There was an article on mashable today questioning if ping.fm and hellotxt were helping the web world or hurting it. I understand the author’s point that if you are using these services you are not taking an interest and active use in the social community that you are using these services to post to. I can say from hits for ping.fm beta code requests on my blog, that lots of people are interested in getting access to ping.fm. Now that it’s out of private beta I’m sure I’ll lose my number one spot in google for the term “ping.fm beta code”.

If people want this what does this say? It really means that we have diverse friendships. We have communities that we want to share information with. We don’t have time to manually copy or paste, nor do we have the time to try to convince everyone we know to use a single service. Since we can’t bring our friends to the service (much to the dismay of the social network providers), we take our information to them.

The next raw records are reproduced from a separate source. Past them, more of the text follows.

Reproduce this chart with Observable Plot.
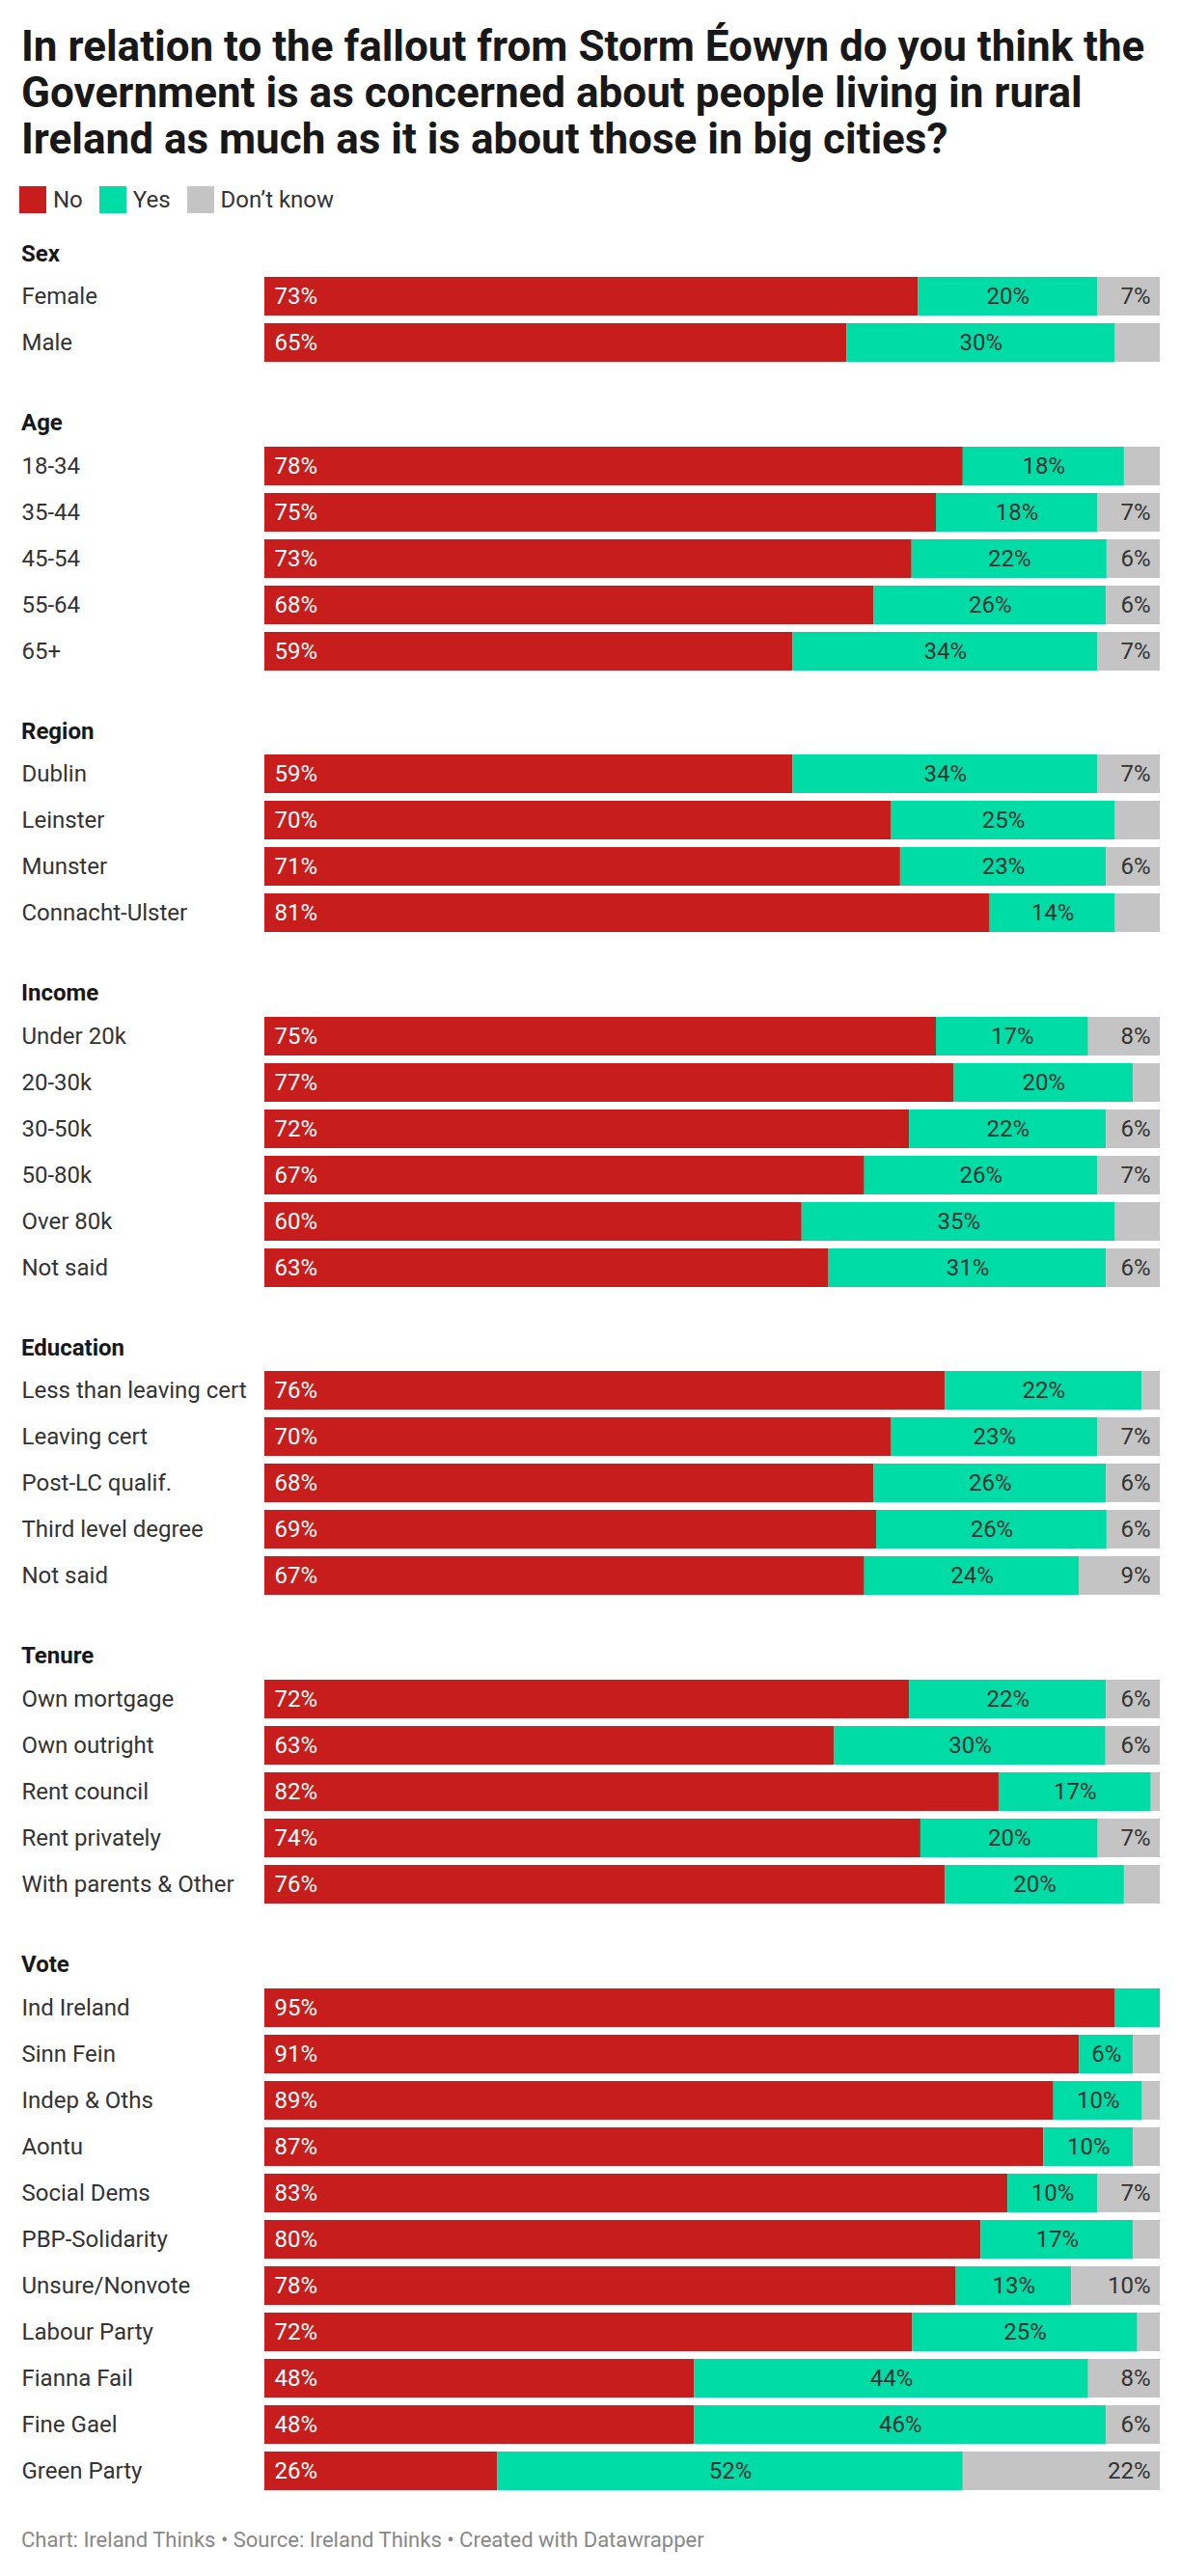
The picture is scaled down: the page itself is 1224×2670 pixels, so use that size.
<!DOCTYPE html>
<html>
<head>
<meta charset="utf-8">
<script src="https://cdn.jsdelivr.net/npm/d3@7"></script>
<script src="https://cdn.jsdelivr.net/npm/@observablehq/plot@0.6"></script>
<style>
  html, body { margin: 0; padding: 0; background: #fff; }
  body { font-family: Roboto, "Noto Sans", sans-serif; color: #333; width: 1224px; }
  #title { margin: 0; padding: 24px 22px 0 22px; font-weight: 700; font-size: 44px; line-height: 48px; color: #181818; }
  #legend { margin: 25px 22px 0 20px; height: 28px; display: flex; align-items: center; font-size: 24px; color: #333; }
  #legend .item { display: flex; align-items: center; margin-right: 17px; }
  #legend .sw { width: 28px; height: 28px; margin-right: 7px; }
  .sec { margin-top: 48px; }
  .sec:first-child { margin-top: 26.5px; }
  .hdr { margin: 0 22px; font-weight: 700; font-size: 24px; line-height: 30px; height: 30px; padding-bottom: 9.6px; color: #181818; }
  .sec svg { display: block; }
  #footer { margin: 39px 22px 0 22px; font-size: 22px; line-height: 26px; color: #888; }
</style>
</head>
<body>
<div id="title">In relation to the fallout from Storm Éowyn do you think the<br>Government is as concerned about people living in rural<br>Ireland as much as it is about those in big cities?</div>
<div id="legend"></div>
<div id="sections"></div>
<div id="footer">Chart: Ireland Thinks • Source: Ireland Thinks • Created with Datawrapper</div>
<script>
// ---- data ----
const answers = ["No", "Yes", "Don’t know"];
const answerColors = ["#c71e1d", "#00dca6", "#c4c4c4"];
const groups = ["Sex", "Age", "Region", "Income", "Education", "Tenure", "Vote"];

const categories = [
  "Female", "Male",
  "18-34", "35-44", "45-54", "55-64", "65+",
  "Dublin", "Leinster", "Munster", "Connacht-Ulster",
  "Under 20k", "20-30k", "30-50k", "50-80k", "Over 80k", "Not said",
  "Less than leaving cert", "Leaving cert", "Post-LC qualif.", "Third level degree", "Not said ",
  "Own mortgage", "Own outright", "Rent council", "Rent privately", "With parents & Other",
  "Ind Ireland", "Sinn Fein", "Indep & Oths", "Aontu", "Social Dems", "PBP-Solidarity",
  "Unsure/Nonvote", "Labour Party", "Fianna Fail", "Fine Gael", "Green Party"
];
const categoryGroup = [
  "Sex", "Sex",
  "Age", "Age", "Age", "Age", "Age",
  "Region", "Region", "Region", "Region",
  "Income", "Income", "Income", "Income", "Income", "Income",
  "Education", "Education", "Education", "Education", "Education",
  "Tenure", "Tenure", "Tenure", "Tenure", "Tenure",
  "Vote", "Vote", "Vote", "Vote", "Vote", "Vote", "Vote", "Vote", "Vote", "Vote", "Vote"
];
const noValues = [
  73, 65,
  78, 75, 73, 68, 59,
  59, 70, 71, 81,
  75, 77, 72, 67, 60, 63,
  76, 70, 68, 69, 67,
  72, 63, 82, 74, 76,
  95, 91, 89, 87, 83, 80, 78, 72, 48, 48, 26
];
const yesValues = [
  20, 30,
  18, 18, 22, 26, 34,
  34, 25, 23, 14,
  17, 20, 22, 26, 35, 31,
  22, 23, 26, 26, 24,
  22, 30, 17, 20, 20,
  5, 6, 10, 10, 10, 17, 13, 25, 44, 46, 52
];
const dontKnowValues = [
  7, 5,
  4, 7, 6, 6, 7,
  7, 5, 6, 5,
  8, 3, 6, 7, 5, 6,
  2, 7, 6, 6, 9,
  6, 6, 1, 7, 4,
  0, 3, 2, 3, 7, 3, 10, 2.5, 8, 6, 22
];
const labelThreshold = 6;

// ---- legend ----
const legend = document.getElementById("legend");
answers.forEach((a, i) => {
  const item = document.createElement("div");
  item.className = "item";
  const sw = document.createElement("div");
  sw.className = "sw";
  sw.style.background = answerColors[i];
  const t = document.createElement("span");
  t.textContent = a;
  item.appendChild(sw); item.appendChild(t);
  legend.appendChild(item);
});

// ---- long table ----
const rows = [];
categories.forEach((c, i) => {
  const vals = [noValues[i], yesValues[i], dontKnowValues[i]];
  answers.forEach((a, j) => rows.push({group: categoryGroup[i], category: c, answer: a, value: vals[j]}));
});

const container = document.getElementById("sections");
const fmt = v => v + "%";

groups.forEach(g => {
  const cats = categories.filter((c, i) => categoryGroup[i] === g);
  const data = rows.filter(r => r.group === g);
  const n = cats.length;
  const sec = document.createElement("div");
  sec.className = "sec";
  const hdr = document.createElement("div");
  hdr.className = "hdr";
  hdr.textContent = g;
  sec.appendChild(hdr);

  const stackOpts = {x: "value", y: "category", z: "answer", offset: "normalize"};
  const chart = Plot.plot({
    width: 1224,
    height: 48 * n - 8,
    marginLeft: 274,
    marginRight: 22,
    marginTop: 0,
    marginBottom: 0,
    style: {fontFamily: "Roboto, 'Noto Sans', sans-serif", fontSize: "24px", background: "transparent"},
    x: {axis: null, domain: [0, 1]},
    y: {domain: cats, paddingInner: 1 / 6, paddingOuter: 0, axis: null},
    color: {domain: answers, range: answerColors},
    marks: [
      Plot.barX(data, Plot.stackX({...stackOpts, fill: "answer"})),
      Plot.text(data, Plot.stackX1({...stackOpts,
        text: d => d.answer === "No" ? fmt(d.value) : "",
        textAnchor: "start", dx: 10, fill: "#fff", fontSize: 24})),
      Plot.text(data, Plot.stackX({...stackOpts,
        text: d => d.answer === "Yes" && d.value >= labelThreshold ? fmt(d.value) : "",
        textAnchor: "middle", fill: "#333", fontSize: 24})),
      Plot.text(data, Plot.stackX2({...stackOpts,
        text: d => d.answer === "Don’t know" && d.value >= labelThreshold ? fmt(d.value) : "",
        textAnchor: "end", dx: -10, fill: "#333", fontSize: 24})),
      Plot.axisY({tickSize: 0, tickPadding: 0, textAnchor: "start", dx: -252, fontSize: 24, fill: "#333", label: null})
    ]
  });
  sec.appendChild(chart);
  container.appendChild(sec);
});
</script>
</body>
</html>
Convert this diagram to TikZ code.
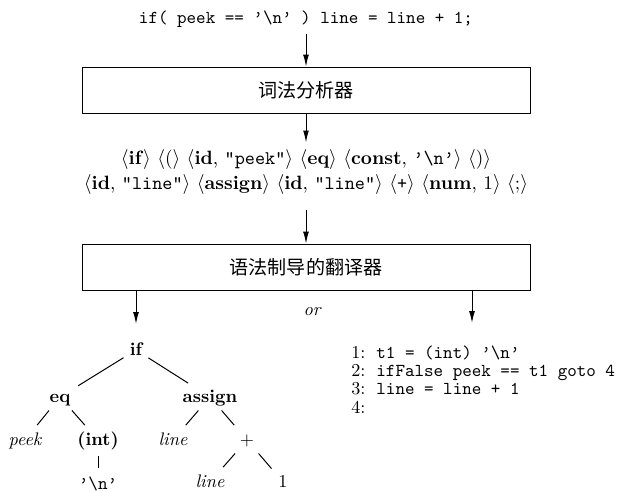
\documentclass[tikz,border=0pt]{standalone}
\usepackage{fontspec}
\newfontfamily\cjk{Noto Sans CJK SC}
\usetikzlibrary{arrows.meta}
\newcommand\tokn[1]{$\langle$#1$\rangle$}
\newcommand\bsl{\textbackslash}
\newcommand\qq{\textquoteright}
\begin{document}
\begin{tikzpicture}[x=0.55pt,y=-0.55pt,
  arr/.style={-{Latex[length=6.5pt,width=3.2pt]},line width=0.55pt},
  box/.style={draw,line width=0.5pt,minimum width=246.4pt,minimum height=25.3pt,inner sep=0pt},
  tn/.style={inner sep=2pt,text height=1.6ex,text depth=0.3ex},
  edge/.style={line width=0.55pt,shorten <=1.5pt,shorten >=2.5pt},
  tokline/.style={inner sep=1pt,font=\fontsize{10.6pt}{12pt}\selectfont},
  code/.style={anchor=base west,inner sep=0pt}]
\useasboundingbox (0,0) rectangle (625,493);
% top source line
\node (top) at (306,19) {\ttfamily if( peek == \qq\bsl n\qq{} ) line = line + 1;};
\node[box] (lex) at (306,90) {\fontsize{10.5pt}{12pt}\cjk 词法分析器};
\node[tokline] (tok1) at (306,160) {\tokn{\textbf{if}} \tokn{(} \tokn{\textbf{id}, \texttt{"peek"}} \tokn{\textbf{eq}} \tokn{\textbf{const}, \texttt{\qq\bsl n\qq}} \tokn{)}};
\node[tokline] (tok2) at (306,185) {\tokn{\textbf{id}, \texttt{"line"}} \tokn{\textbf{assign}} \tokn{\textbf{id}, \texttt{"line"}} \tokn{\texttt{+}} \tokn{\textbf{num}, 1} \tokn{;}};
\node[box] (syn) at (306,267) {\fontsize{10.5pt}{12pt}\cjk 语法制导的翻译器};
\draw[arr] (top) -- (lex);
\draw[arr,shorten >=3pt] (lex) -- (tok1);
\draw[arr,shorten <=7pt] (tok2) -- (syn);
% or
\node[font=\itshape] (or) at (312,312) {or};
% tree
\node[tn,font=\bfseries] (if) at (136,350) {if};
\node[tn,font=\bfseries] (eq) at (60,397) {eq};
\node[tn,font=\bfseries] (as) at (210,397) {assign};
\node[tn,font=\itshape] (peek) at (25,440) {peek};
\node[tn,font=\bfseries] (int) at (98,440) {(int)};
\node[tn,font=\ttfamily] (nl) at (98,484) {\qq\bsl n\qq};
\node[tn,font=\itshape] (l1) at (173,440) {line};
\node[tn] (plus) at (247,440) {+};
\node[tn,font=\itshape] (l2) at (210,482) {line};
\node[tn] (one) at (283,482) {1};
\draw[arr,shorten >=8pt] (syn.south -| if) -- (if);
\draw[edge] (if) -- (eq);
\draw[edge] (if) -- (as);
\draw[edge] (eq) -- (peek);
\draw[edge] (eq) -- (int);
\draw[edge,shorten <=2.5pt] (int) -- (nl);
\draw[edge] (as) -- (l1);
\draw[edge] (as) -- (plus);
\draw[edge] (plus) -- (l2);
\draw[edge] (plus) -- (one);
% code
\coordinate (ce) at (472,323);
\draw[arr] (syn.south -| ce) -- (ce);
\node[code] (c1) at (351,358) {1:\hspace{0.6em}\texttt{t1 = (int) \qq\bsl n\qq}};
\node[code] (c2) at (351,376) {2:\hspace{0.6em}\texttt{ifFalse peek == t1 goto 4}};
\node[code] (c3) at (351,394) {3:\hspace{0.6em}\texttt{line = line + 1}};
\node[code] (c4) at (351,413) {4:};
\end{tikzpicture}
\end{document}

We want to share our information, we don’t want to hoard it. I for example do all my writing on my main blog, twitter, and a handful of other services. Yet I have friends on almost every little social network out there. Why should I be forced to choose between friends and the information I share with them? Yes, I’m sure some actual readers that are not into crossposting get annoyed over the repeated information on multiple services. What about my friends though? Where does the line between a healthy blogging business end and friendship cross? My friends are the ones that inspire me, they will always have information directed toward them. I am more than willing to take my information to them. At what cost, a minor annoyance to literally a handful?

No one is forced to read my messages. No one is forced to follow me. No one is forced to my site. If the author doesn’t follow ping.fm links, so are them. I’m not losing what I truly care about. Maybe when a single network has all the features I want and 99.9% market dominance – then I’ll stop cross-posting. Until that time I’m proud to be a crossposter.